··· PROVIDED DATA ···
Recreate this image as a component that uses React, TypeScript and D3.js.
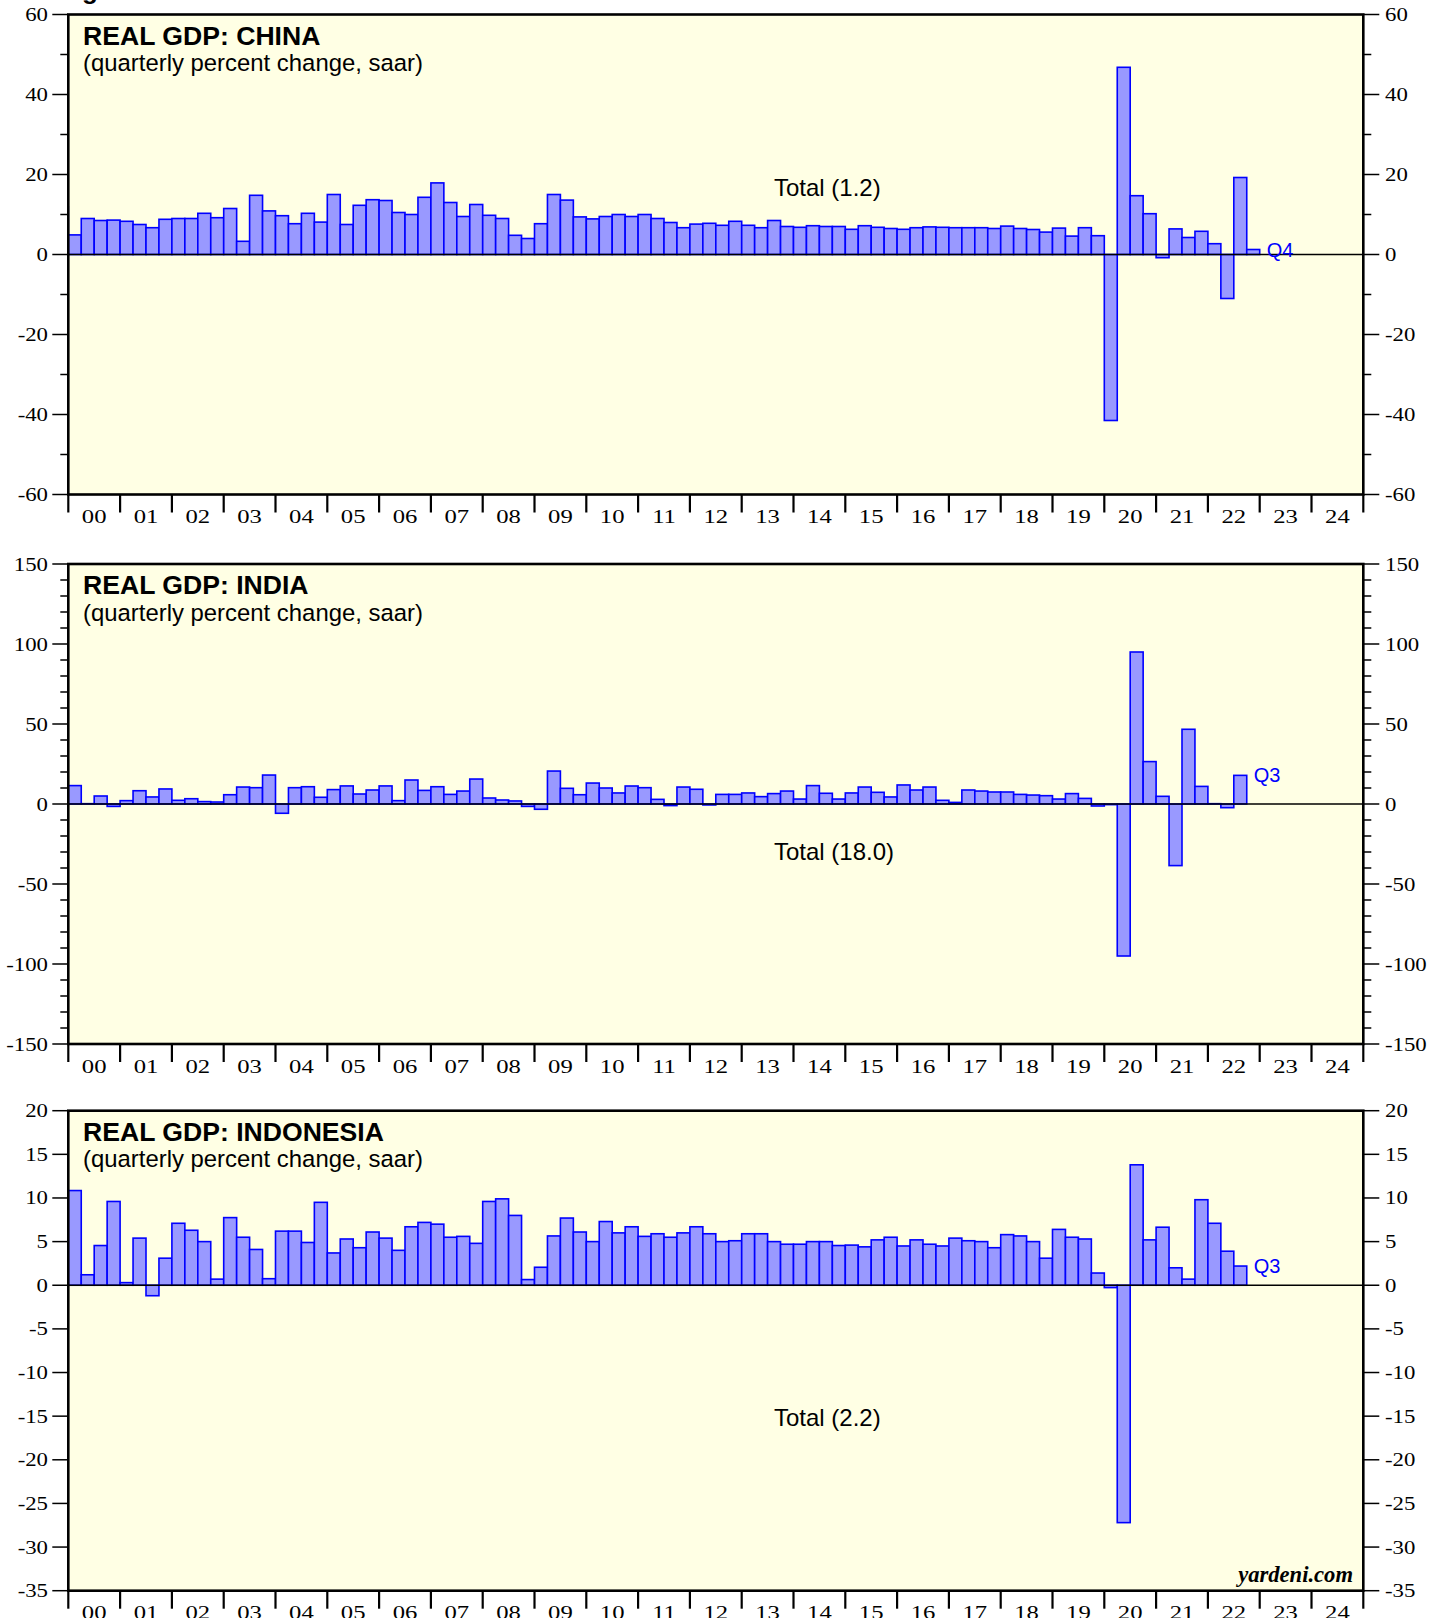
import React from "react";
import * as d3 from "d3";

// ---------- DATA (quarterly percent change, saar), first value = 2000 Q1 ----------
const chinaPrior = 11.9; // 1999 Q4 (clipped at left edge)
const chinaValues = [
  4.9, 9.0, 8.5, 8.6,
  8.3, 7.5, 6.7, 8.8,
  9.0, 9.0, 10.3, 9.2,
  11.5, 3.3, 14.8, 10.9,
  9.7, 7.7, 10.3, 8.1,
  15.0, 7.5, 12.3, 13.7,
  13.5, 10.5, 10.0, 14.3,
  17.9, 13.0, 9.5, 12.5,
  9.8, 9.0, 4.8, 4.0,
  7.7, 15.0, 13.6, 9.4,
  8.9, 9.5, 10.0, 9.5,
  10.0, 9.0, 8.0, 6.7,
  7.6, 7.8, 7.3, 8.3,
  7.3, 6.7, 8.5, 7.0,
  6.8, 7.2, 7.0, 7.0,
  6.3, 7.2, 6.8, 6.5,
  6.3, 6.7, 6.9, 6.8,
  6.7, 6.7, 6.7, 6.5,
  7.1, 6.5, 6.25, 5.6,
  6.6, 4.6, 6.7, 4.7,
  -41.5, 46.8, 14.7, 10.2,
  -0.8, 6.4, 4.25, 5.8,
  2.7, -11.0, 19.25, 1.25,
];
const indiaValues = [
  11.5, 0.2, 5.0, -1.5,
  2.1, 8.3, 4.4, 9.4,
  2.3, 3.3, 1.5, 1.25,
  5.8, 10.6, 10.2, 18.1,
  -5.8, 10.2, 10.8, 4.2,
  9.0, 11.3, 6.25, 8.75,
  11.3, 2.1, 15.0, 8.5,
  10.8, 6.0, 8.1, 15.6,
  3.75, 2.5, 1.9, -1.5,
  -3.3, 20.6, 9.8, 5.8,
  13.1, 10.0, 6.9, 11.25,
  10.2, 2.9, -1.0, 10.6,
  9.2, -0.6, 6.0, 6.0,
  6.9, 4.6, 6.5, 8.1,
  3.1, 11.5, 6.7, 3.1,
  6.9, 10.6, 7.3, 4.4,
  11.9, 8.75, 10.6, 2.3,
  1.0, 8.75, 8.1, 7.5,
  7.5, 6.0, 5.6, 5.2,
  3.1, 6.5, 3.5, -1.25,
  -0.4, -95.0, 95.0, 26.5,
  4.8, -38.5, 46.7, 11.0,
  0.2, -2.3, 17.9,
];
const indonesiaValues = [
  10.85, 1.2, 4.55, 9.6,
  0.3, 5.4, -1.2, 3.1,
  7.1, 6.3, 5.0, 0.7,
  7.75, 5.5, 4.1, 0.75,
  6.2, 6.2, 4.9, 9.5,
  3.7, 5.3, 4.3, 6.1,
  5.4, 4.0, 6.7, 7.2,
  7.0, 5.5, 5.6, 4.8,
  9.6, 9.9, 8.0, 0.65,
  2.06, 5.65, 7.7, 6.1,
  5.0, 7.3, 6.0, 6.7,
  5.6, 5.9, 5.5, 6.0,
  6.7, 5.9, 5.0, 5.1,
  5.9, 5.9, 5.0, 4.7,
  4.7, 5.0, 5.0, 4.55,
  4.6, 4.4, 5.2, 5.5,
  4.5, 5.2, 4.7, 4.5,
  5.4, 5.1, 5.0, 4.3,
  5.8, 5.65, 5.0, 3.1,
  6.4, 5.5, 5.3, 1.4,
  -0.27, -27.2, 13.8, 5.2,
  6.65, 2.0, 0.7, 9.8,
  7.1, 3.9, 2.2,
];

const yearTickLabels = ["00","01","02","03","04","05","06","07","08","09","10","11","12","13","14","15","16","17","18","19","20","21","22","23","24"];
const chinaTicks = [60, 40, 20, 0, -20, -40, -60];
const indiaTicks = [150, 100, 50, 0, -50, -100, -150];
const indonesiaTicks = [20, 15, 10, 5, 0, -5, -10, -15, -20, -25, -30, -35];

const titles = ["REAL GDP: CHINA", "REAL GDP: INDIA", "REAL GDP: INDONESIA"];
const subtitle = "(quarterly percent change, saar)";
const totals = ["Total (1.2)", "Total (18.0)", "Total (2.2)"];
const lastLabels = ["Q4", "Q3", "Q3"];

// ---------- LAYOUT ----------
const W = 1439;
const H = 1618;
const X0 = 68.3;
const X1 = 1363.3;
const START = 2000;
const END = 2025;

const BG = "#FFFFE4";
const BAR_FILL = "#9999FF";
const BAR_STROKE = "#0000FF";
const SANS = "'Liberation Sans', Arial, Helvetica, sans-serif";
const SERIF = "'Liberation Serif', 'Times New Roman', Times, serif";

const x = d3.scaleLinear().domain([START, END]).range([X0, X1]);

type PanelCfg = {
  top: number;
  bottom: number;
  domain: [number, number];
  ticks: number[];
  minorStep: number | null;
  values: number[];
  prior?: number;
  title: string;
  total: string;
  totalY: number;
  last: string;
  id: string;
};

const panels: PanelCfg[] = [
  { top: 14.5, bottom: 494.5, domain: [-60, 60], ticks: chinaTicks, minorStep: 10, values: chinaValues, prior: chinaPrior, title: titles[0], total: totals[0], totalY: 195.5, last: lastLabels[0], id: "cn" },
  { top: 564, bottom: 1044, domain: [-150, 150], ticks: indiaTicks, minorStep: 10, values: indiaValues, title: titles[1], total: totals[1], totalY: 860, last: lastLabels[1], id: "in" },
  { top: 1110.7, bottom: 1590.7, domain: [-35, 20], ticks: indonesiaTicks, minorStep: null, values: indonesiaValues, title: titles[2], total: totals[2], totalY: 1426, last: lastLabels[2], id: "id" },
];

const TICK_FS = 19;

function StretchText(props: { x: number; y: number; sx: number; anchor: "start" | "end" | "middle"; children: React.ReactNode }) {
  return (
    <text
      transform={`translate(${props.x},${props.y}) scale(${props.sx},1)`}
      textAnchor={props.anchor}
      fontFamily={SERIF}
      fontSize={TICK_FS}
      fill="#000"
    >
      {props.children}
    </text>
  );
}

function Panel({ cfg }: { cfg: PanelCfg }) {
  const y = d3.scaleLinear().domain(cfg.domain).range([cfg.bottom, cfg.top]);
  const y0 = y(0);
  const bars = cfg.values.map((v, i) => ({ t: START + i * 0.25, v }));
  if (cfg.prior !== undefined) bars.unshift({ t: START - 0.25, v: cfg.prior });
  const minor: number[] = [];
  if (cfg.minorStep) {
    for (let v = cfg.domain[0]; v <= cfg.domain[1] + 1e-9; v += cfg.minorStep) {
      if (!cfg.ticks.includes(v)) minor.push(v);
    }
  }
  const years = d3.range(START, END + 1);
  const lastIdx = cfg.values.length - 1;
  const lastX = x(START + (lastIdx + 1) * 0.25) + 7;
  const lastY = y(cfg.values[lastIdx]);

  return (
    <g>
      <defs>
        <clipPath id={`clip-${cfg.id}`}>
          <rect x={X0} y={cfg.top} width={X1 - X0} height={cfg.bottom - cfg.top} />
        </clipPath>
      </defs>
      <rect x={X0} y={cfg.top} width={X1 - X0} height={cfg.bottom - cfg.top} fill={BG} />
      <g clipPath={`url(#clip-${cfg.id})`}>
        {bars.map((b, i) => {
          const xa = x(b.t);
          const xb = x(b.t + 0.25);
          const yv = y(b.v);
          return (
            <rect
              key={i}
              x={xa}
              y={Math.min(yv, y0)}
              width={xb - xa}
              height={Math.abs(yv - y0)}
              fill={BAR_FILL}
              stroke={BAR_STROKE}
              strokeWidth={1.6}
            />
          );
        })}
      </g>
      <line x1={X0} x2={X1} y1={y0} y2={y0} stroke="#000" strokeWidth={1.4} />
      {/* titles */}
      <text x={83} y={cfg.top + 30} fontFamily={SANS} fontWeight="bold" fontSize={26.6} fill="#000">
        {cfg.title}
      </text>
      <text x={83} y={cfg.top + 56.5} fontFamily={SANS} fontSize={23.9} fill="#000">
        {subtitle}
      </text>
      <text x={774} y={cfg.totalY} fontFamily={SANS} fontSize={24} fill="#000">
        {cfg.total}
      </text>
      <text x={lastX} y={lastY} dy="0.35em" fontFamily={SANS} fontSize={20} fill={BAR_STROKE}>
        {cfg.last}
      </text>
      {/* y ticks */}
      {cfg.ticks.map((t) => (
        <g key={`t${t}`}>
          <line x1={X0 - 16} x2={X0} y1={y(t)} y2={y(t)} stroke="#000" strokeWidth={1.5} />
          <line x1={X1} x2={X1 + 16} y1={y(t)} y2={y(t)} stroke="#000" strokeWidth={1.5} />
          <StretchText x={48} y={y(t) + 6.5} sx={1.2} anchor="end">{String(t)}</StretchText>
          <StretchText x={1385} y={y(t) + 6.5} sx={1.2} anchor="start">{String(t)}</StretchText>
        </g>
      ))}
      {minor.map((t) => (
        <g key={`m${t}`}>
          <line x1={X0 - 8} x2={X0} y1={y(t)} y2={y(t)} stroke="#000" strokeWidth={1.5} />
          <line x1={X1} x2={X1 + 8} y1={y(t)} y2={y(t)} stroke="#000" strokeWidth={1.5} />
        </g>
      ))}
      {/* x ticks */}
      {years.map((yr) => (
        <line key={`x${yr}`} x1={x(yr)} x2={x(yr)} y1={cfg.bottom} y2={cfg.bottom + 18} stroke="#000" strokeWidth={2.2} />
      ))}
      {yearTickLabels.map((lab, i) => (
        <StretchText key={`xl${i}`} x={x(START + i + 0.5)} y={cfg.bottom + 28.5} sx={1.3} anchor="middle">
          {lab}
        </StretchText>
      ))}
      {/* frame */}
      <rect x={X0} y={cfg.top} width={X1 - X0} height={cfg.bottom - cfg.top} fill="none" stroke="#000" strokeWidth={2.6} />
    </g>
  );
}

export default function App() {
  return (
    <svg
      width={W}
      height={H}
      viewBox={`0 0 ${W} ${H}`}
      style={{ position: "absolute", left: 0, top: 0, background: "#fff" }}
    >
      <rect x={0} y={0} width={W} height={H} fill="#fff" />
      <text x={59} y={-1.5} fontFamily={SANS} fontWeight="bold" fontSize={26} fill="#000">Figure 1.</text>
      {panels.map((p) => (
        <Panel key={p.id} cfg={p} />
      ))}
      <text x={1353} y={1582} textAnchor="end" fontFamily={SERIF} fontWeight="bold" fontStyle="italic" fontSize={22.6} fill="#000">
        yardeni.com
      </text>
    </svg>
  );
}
···
• INSTRUCTION: Leave out the pictures and repeat the lines from the start of the material through the line with "import * as", inclusive.

• ANSWER TO THIS PROBLEM:
Recreate this image as a component that uses React, TypeScript and D3.js.
import React from "react";
import * as d3 from "d3";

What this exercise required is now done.